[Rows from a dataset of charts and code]
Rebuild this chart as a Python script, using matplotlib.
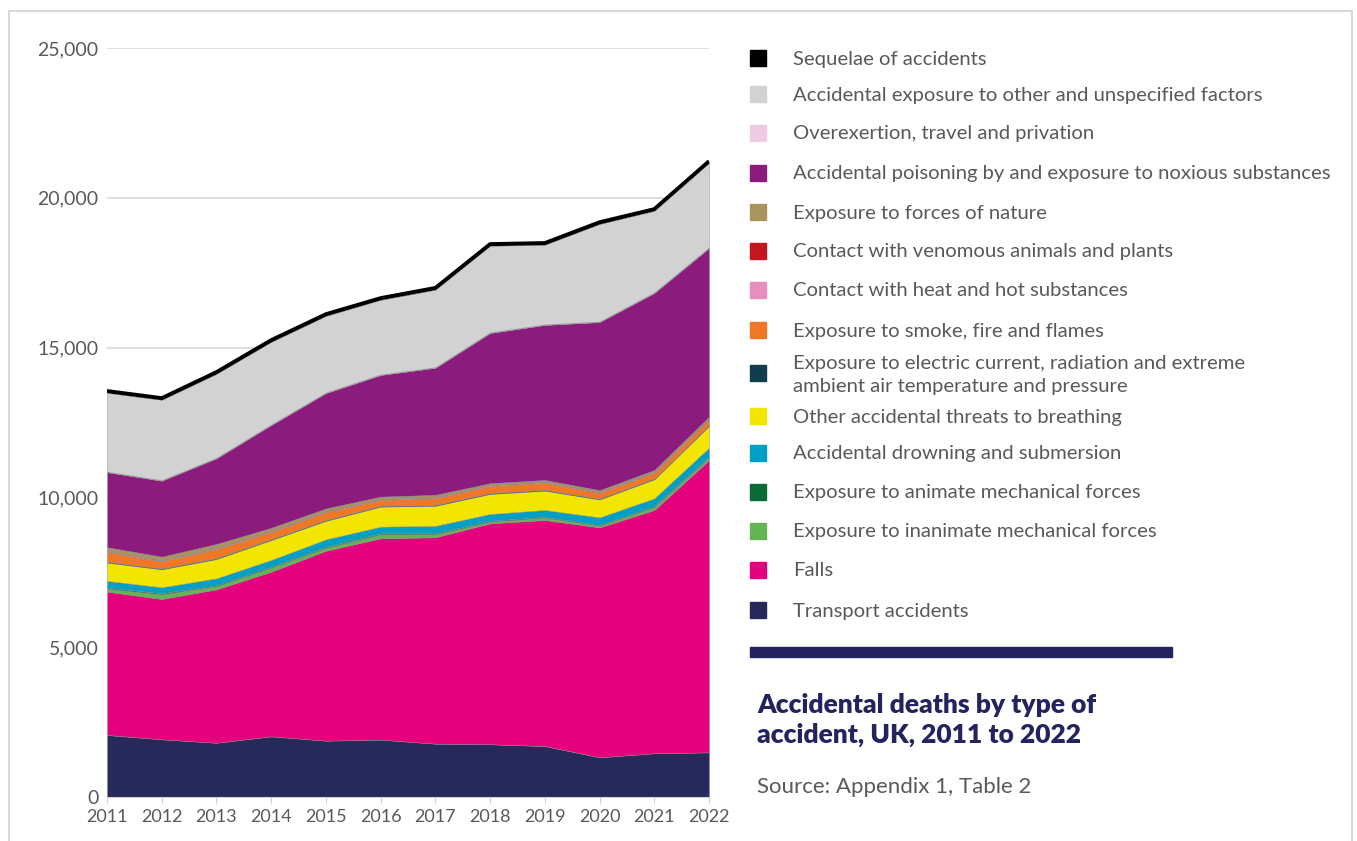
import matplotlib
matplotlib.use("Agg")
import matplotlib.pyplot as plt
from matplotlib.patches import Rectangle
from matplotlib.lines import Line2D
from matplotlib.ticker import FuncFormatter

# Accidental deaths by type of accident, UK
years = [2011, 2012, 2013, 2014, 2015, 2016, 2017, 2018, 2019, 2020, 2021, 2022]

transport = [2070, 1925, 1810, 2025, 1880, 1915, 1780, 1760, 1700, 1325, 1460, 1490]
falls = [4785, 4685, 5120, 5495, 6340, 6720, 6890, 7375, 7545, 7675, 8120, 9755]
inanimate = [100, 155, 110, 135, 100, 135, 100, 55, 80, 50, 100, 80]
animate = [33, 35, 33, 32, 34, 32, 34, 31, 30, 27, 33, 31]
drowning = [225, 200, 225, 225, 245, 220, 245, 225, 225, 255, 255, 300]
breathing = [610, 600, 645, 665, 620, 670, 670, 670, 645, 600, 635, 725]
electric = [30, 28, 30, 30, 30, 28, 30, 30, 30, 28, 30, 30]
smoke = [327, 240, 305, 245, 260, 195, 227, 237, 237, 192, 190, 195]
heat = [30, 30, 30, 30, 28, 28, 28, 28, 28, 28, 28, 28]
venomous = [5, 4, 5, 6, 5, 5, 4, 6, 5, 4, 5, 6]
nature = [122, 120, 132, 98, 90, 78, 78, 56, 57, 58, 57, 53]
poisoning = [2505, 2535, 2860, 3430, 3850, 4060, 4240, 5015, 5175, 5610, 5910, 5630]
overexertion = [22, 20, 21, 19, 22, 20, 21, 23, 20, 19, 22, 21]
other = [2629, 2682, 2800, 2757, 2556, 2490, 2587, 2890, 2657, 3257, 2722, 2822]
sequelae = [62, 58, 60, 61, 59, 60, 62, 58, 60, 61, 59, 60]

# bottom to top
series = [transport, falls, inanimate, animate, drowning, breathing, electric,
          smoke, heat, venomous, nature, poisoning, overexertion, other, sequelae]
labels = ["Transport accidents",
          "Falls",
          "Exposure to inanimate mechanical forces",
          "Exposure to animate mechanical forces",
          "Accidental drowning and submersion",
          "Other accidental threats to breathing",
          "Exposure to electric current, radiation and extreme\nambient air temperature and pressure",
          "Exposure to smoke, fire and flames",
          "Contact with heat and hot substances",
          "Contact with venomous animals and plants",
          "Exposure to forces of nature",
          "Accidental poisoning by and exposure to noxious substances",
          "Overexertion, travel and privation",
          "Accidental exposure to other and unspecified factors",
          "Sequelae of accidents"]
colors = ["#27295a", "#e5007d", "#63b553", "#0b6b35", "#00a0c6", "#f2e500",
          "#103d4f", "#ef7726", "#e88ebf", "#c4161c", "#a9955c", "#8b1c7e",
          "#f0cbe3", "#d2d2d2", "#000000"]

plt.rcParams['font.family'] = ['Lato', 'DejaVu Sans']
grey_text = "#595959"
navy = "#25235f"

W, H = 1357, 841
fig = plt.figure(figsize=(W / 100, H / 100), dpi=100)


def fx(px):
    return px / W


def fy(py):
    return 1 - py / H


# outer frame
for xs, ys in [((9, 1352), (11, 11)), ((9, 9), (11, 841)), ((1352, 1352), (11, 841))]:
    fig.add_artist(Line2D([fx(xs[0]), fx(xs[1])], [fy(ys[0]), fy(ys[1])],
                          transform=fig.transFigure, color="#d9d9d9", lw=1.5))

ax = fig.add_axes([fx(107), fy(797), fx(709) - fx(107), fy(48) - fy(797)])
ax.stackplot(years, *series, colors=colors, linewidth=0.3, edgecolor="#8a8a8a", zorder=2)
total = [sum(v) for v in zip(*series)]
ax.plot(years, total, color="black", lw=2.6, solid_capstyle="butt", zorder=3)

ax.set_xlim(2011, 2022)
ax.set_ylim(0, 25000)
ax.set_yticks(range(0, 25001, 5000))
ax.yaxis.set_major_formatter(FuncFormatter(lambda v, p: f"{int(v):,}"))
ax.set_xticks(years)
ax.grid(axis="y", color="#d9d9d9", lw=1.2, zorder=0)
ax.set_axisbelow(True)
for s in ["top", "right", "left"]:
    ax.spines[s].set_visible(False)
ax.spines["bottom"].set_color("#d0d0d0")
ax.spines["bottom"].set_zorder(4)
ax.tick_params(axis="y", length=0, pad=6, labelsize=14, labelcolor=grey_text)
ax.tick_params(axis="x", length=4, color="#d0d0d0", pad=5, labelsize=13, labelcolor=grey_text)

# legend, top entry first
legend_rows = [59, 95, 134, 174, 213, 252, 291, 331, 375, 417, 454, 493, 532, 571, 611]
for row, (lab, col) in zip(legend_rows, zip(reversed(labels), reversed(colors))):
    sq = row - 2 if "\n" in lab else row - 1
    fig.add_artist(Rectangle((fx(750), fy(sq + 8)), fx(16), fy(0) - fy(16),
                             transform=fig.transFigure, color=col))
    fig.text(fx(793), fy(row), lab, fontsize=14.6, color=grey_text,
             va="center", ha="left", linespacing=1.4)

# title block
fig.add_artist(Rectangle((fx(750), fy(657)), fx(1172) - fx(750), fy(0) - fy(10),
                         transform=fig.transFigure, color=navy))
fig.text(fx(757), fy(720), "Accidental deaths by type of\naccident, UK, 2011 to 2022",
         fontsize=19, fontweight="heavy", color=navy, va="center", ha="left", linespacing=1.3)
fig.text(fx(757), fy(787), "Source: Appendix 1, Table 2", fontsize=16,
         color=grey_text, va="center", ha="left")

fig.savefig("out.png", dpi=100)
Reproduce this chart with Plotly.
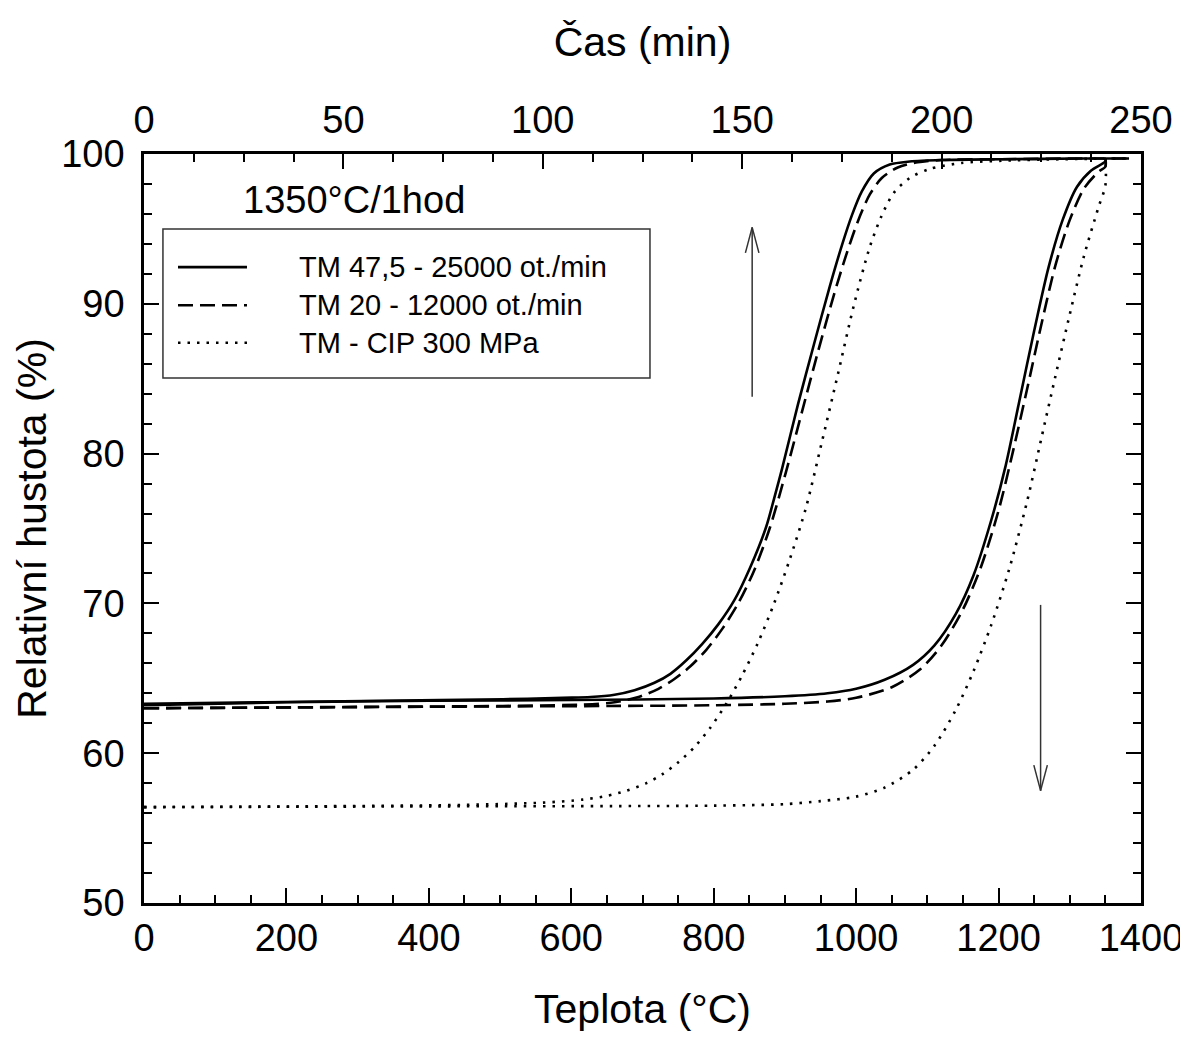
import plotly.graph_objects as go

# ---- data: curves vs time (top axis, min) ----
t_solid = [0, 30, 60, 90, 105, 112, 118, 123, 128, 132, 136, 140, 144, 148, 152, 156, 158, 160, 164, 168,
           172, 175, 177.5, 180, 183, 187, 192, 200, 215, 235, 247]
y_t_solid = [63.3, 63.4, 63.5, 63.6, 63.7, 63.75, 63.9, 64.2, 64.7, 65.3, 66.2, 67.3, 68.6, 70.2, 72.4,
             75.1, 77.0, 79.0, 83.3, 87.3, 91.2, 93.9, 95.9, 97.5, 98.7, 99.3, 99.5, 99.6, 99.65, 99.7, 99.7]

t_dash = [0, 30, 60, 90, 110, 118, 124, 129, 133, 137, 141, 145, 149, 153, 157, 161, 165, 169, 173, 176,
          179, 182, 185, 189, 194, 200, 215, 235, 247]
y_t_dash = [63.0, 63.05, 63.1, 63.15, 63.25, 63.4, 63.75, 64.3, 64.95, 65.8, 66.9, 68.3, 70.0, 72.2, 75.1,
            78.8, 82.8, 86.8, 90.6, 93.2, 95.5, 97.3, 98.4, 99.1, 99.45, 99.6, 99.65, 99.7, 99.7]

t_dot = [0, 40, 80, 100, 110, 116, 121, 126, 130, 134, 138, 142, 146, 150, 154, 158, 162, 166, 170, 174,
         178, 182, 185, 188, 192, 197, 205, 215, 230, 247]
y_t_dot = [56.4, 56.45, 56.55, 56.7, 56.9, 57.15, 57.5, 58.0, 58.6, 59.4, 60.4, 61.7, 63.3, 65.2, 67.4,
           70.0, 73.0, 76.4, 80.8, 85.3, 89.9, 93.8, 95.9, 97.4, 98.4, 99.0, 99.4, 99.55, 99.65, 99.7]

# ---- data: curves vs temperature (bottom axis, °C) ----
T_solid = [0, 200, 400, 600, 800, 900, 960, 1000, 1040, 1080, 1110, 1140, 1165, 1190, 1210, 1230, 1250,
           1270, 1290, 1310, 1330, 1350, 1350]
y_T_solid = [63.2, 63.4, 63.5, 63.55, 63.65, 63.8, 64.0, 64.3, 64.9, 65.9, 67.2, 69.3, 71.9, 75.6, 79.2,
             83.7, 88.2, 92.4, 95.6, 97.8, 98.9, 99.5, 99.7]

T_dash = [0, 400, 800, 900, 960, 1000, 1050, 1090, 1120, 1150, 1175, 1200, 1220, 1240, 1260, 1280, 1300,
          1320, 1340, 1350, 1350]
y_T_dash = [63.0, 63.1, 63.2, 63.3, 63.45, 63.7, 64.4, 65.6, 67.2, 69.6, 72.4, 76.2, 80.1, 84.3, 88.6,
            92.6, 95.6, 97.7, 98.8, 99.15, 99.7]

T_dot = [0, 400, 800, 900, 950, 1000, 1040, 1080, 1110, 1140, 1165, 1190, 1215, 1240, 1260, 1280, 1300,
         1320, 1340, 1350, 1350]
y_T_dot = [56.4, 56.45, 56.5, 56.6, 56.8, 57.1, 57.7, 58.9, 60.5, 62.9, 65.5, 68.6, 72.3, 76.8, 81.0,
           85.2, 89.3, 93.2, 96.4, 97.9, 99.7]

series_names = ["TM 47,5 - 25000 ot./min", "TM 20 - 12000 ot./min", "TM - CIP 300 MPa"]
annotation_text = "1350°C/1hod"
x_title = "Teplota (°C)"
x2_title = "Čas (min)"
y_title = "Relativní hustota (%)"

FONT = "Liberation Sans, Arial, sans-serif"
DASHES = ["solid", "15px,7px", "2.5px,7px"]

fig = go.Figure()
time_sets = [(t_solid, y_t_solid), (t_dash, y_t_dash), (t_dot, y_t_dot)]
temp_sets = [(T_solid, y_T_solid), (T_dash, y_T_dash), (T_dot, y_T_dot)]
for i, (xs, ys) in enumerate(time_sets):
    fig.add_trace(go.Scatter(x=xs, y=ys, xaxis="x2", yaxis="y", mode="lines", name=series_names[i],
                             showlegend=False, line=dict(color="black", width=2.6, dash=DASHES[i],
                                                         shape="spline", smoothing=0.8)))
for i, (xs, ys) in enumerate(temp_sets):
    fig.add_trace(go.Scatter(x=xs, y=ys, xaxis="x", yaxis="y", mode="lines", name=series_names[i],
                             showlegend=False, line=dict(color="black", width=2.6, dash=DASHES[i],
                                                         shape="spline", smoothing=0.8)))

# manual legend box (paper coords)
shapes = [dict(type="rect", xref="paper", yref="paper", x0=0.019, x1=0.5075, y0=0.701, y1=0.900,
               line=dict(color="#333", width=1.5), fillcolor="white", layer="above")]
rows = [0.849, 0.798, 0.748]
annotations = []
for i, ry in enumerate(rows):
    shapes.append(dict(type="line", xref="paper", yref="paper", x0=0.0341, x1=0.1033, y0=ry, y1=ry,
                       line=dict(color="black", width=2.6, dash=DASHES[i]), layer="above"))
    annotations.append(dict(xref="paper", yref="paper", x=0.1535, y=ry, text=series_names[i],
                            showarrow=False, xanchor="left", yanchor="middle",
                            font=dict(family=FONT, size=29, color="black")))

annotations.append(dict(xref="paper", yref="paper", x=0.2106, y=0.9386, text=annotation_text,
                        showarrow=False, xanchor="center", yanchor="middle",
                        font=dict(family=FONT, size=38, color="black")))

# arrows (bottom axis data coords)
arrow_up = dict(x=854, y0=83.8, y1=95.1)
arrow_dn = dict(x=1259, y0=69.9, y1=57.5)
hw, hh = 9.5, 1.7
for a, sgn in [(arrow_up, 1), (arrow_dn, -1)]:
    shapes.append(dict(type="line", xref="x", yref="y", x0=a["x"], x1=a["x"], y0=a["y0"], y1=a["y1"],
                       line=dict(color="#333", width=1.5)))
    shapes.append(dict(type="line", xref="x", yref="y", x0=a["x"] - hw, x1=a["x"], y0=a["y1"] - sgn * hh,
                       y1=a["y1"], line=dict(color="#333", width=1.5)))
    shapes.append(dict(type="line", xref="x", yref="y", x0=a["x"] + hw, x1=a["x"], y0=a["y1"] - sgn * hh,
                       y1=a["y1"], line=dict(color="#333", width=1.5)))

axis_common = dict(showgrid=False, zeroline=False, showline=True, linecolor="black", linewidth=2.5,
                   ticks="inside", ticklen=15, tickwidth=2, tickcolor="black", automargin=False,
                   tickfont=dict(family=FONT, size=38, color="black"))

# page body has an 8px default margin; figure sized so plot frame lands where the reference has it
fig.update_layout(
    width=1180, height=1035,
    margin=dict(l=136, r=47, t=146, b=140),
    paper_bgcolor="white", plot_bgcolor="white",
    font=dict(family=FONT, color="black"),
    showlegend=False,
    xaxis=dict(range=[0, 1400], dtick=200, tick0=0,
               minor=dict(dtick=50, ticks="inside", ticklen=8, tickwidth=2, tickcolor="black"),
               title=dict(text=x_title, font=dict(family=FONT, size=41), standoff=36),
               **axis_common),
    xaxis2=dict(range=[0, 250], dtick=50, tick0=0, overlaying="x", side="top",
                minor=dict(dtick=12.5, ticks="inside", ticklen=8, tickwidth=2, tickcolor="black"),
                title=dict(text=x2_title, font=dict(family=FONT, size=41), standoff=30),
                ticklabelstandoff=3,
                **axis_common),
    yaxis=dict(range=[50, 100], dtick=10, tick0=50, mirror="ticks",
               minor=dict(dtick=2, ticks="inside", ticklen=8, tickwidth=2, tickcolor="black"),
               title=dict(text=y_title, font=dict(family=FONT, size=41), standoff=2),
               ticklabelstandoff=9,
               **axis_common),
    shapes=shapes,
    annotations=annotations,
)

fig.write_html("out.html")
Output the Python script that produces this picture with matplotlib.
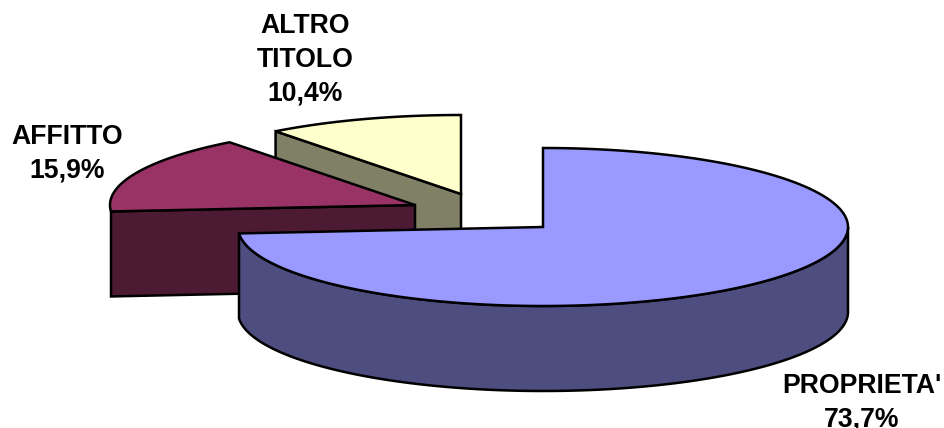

**Exercise instructions**
The images in the entries above should be left out; please reproduce exactly the lines from the first through the one containing "2020, 2021, 2022]".

**The result**
Rebuild this chart as a Python script, using matplotlib.
import matplotlib
matplotlib.use("Agg")
import matplotlib.pyplot as plt
from matplotlib.patches import Rectangle
from matplotlib.lines import Line2D
from matplotlib.ticker import FuncFormatter

# Accidental deaths by type of accident, UK
years = [2011, 2012, 2013, 2014, 2015, 2016, 2017, 2018, 2019, 2020, 2021, 2022]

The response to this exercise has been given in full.